My experience highlights the gap in the New Zealand system. Your invention's utility was purely economic and data-driven: it provided a crucial function—trademark watch and infringement prevention—that was impossible at a human scale. In New Zealand, an examiner could argue that the core contribution is merely the logic or algorithm for comparison, which is classified as a "computer program as such" because the output is just the display of information to a user. It doesn't control external hardware like a washing machine.
However, I did get an innovation patent in Australia for the invention in 2012. The software cost me a lot to develop back then. The patents system thereby encouraged innovation which helped the Australian economy and stopped a considerable amount of infringement.
This demonstrates the key difference. The Australian system, by focusing on the "artificial state of affairs" and "economic utility", was able to recognise the value of my innovation at scale. It accepted that the software was solving a complex practical problem (overcoming human capacity limitations) with a technical solution, thereby rewarding the significant investment you made in the development.

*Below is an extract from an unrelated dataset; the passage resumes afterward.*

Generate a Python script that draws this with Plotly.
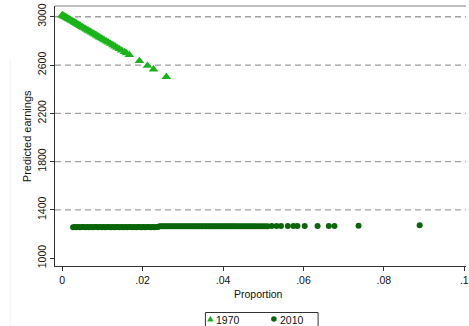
import plotly.graph_objects as go

# Predicted earnings against occupational proportion, two census years
years = ["1970", "2010"]

prop_1970 = [0.0000, 0.0002, 0.0004, 0.0006, 0.0008, 0.0010, 0.0012, 0.0014, 0.0016, 0.0018,
             0.0021, 0.0024, 0.0027, 0.0030, 0.0033, 0.0036, 0.0039, 0.0042, 0.0045, 0.0049,
             0.0053, 0.0057, 0.0061, 0.0065, 0.0069, 0.0073, 0.0077, 0.0081, 0.0085, 0.0089,
             0.0093, 0.0097, 0.0101, 0.0105, 0.0110, 0.0115, 0.0120, 0.0126, 0.0131, 0.0136,
             0.0142, 0.0148, 0.0155, 0.0160, 0.0167, 0.0192, 0.0212, 0.0227, 0.0259]
earn_1970 = [3014, 3010, 3006, 3002, 2998, 2994, 2990, 2986, 2982, 2978,
             2972, 2967, 2961, 2955, 2949, 2943, 2937, 2931, 2925, 2917,
             2909, 2901, 2893, 2885, 2878, 2870, 2862, 2854, 2846, 2838,
             2830, 2822, 2814, 2806, 2797, 2787, 2777, 2765, 2755, 2745,
             2733, 2721, 2708, 2698, 2684, 2634, 2595, 2565, 2502]

prop_2010 = [0.0027, 0.0031, 0.0035, 0.0040, 0.0044, 0.0049, 0.0053, 0.0058, 0.0062, 0.0067,
             0.0071, 0.0076, 0.0080, 0.0085, 0.0089, 0.0094, 0.0098, 0.0103, 0.0107, 0.0112,
             0.0116, 0.0121, 0.0125, 0.0130, 0.0134, 0.0139, 0.0143, 0.0148, 0.0152, 0.0157,
             0.0161, 0.0166, 0.0170, 0.0175, 0.0179, 0.0184, 0.0188, 0.0193, 0.0197, 0.0202,
             0.0206, 0.0211, 0.0215, 0.0220, 0.0224, 0.0229, 0.0233, 0.0238,
             0.0242, 0.0247, 0.0251, 0.0256, 0.0260, 0.0265, 0.0269, 0.0274, 0.0278, 0.0283,
             0.0287, 0.0292, 0.0296, 0.0301, 0.0305, 0.0310, 0.0314, 0.0319, 0.0323, 0.0328,
             0.0332, 0.0337, 0.0341, 0.0346, 0.0350, 0.0355, 0.0359, 0.0364, 0.0368, 0.0373,
             0.0377, 0.0382, 0.0386, 0.0391, 0.0395, 0.0400, 0.0404, 0.0409, 0.0413, 0.0418,
             0.0422, 0.0427, 0.0431, 0.0436, 0.0441, 0.0446, 0.0451, 0.0456, 0.0461, 0.0466,
             0.0471, 0.0476, 0.0481, 0.0487, 0.0493, 0.0499, 0.0505, 0.0511,
             0.0521, 0.0533, 0.0544, 0.0561, 0.0575, 0.0585, 0.0603, 0.0635, 0.0663, 0.0677,
             0.0737, 0.0889]
earn_2010 = [1257, 1258, 1257, 1258, 1257, 1258, 1258, 1257, 1258, 1257,
             1258, 1257, 1258, 1258, 1257, 1258, 1257, 1258, 1257, 1258,
             1258, 1257, 1258, 1257, 1258, 1258, 1257, 1258, 1257, 1258,
             1257, 1258, 1258, 1257, 1258, 1257, 1258, 1258, 1257, 1258,
             1257, 1258, 1258, 1257, 1258, 1257, 1258, 1258,
             1265, 1264, 1265, 1265, 1264, 1265, 1265, 1264, 1265, 1265,
             1264, 1265, 1265, 1264, 1265, 1265, 1264, 1265, 1265, 1264,
             1265, 1265, 1264, 1265, 1265, 1264, 1265, 1265, 1264, 1265,
             1265, 1264, 1265, 1265, 1264, 1265, 1265, 1264, 1265, 1265,
             1264, 1265, 1265, 1264, 1265, 1265, 1264, 1265, 1265, 1264,
             1265, 1265, 1264, 1265, 1265, 1265, 1265, 1265,
             1266, 1266, 1266, 1266, 1266, 1266, 1266, 1267, 1267, 1267,
             1268, 1273]

x_ticks = [0, 0.02, 0.04, 0.06, 0.08, 0.1]
x_tick_text = ["0", ".02", ".04", ".06", ".08", ".1"]
y_ticks = [1000, 1400, 1800, 2200, 2600, 3000]
grid_vals = y_ticks[1:]

c1970 = "#19b419"
c2010 = "#0a650a"
font = "Liberation Sans, Arial, Helvetica, sans-serif"

fig = go.Figure()
fig.add_trace(go.Scatter(
    x=prop_1970, y=earn_1970, mode="markers", name=years[0],
    marker=dict(symbol="triangle-up", size=8.5, color=c1970, line=dict(width=0)),
    cliponaxis=False,
))
fig.add_trace(go.Scatter(
    x=prop_2010, y=earn_2010, mode="markers", name=years[1],
    marker=dict(symbol="circle", size=6, color=c2010, line=dict(width=0)),
    cliponaxis=False,
))

# plot-area geometry in pixels (used for the hand-built legend box)
W, H = 469, 326
ML, MT, MB = 55, 6, 60
PW, PH = W - ML, H - MT - MB


def px_x(p):
    return (p - ML) / PW


def px_y(p):
    return (H - MB - p) / PH


shapes = []
for v in grid_vals:
    shapes.append(dict(type="line", xref="paper", yref="y", x0=0, x1=1, y0=v, y1=v,
                       line=dict(color="#a0a0a0", width=1.3, dash="6px,4px"), layer="below"))
# top border of the plot region
shapes.append(dict(type="line", xref="paper", yref="paper", x0=0, x1=1, y0=1, y1=1,
                   line=dict(color="#aaaaaa", width=1.6)))
# faint outer graph-region edge
shapes.append(dict(type="line", xref="paper", yref="paper", x0=px_x(10), x1=px_x(10),
                   y0=px_y(60), y1=px_y(330), line=dict(color="#f3f3f3", width=1)))

# legend box
shapes.append(dict(type="rect", xref="paper", yref="paper",
                   x0=px_x(206.5), x1=px_x(320), y0=px_y(312.5), y1=px_y(334),
                   line=dict(color="#333333", width=1), fillcolor="white"))
# legend keys
tx, ty = 211.5, 319
shapes.append(dict(type="path", xref="paper", yref="paper",
                   path=f"M {px_x(tx-3.3)},{px_y(ty+2.5)} L {px_x(tx+3.3)},{px_y(ty+2.5)} "
                        f"L {px_x(tx)},{px_y(ty-3.3)} Z",
                   fillcolor=c1970, line=dict(width=0)))
cx, cy = 275.5, 319
shapes.append(dict(type="circle", xref="paper", yref="paper",
                   x0=px_x(cx-2.8), x1=px_x(cx+2.8), y0=px_y(cy+2.8), y1=px_y(cy-2.8),
                   fillcolor=c2010, line=dict(width=0)))

annotations = [
    dict(text=years[0], xref="paper", yref="paper", x=px_x(215), y=px_y(319.5),
         xanchor="left", yanchor="middle", showarrow=False, font=dict(size=10.5, color="#111")),
    dict(text=years[1], xref="paper", yref="paper", x=px_x(280), y=px_y(319.5),
         xanchor="left", yanchor="middle", showarrow=False, font=dict(size=10.5, color="#111")),
    dict(text="Proportion", xref="paper", yref="paper", x=px_x(260), y=px_y(294),
         xanchor="center", yanchor="middle", showarrow=False, font=dict(size=10.5, color="#111")),
    dict(text="Predicted earnings", xref="paper", yref="paper", x=px_x(27), y=0.5,
         xanchor="center", yanchor="middle", textangle=-90, showarrow=False,
         font=dict(size=11, color="#111")),
]

fig.update_layout(
    width=W, height=H,
    margin=dict(l=ML, r=0, t=MT, b=MB, pad=0),
    paper_bgcolor="white", plot_bgcolor="white",
    font=dict(family=font, size=10.5, color="#111"),
    showlegend=False,
    shapes=shapes,
    annotations=annotations,
    xaxis=dict(range=[-0.0018, 0.10042], tickvals=x_ticks, ticktext=x_tick_text,
               showgrid=False, zeroline=False, showline=True, linecolor="#333", linewidth=1.3,
               ticks="outside", ticklen=4, tickcolor="#333", tickwidth=1,
               ticklabeloverflow="allow", tickfont=dict(size=10.5)),
    yaxis=dict(range=[935, 3089], tickvals=y_ticks, tickangle=-90,
               showgrid=False, zeroline=False, showline=True, linecolor="#333", linewidth=1.3,
               ticks="outside", ticklen=4, tickcolor="#333", tickwidth=1,
               tickfont=dict(size=10.5)),
)

fig.write_html("out.html")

In essence, while the New Zealand system is clear and stable, it generally requires an invention to have a more tangible, external technical effect to escape the "software as such" exclusion. This conservative approach risks penalising genuinely useful innovations in the fields of business intelligence, data processing, and large-scale automation.
Key Takeaways for New Zealand Patent Applicants
Focus on the Technical Effect: If possible, claim a process that involves or improves a piece of external hardware (like the washing machine example).
Internal Improvement: If no external hardware is involved, demonstrate that the software causes the computer to operate in a new way or run more efficiently and effectively as a computer (an internal technical contribution).
The Thaler Precedent: Be aware that the inventor must be a natural person. For AI-generated software, the human who directed the AI or solved the problem remains the legal inventor.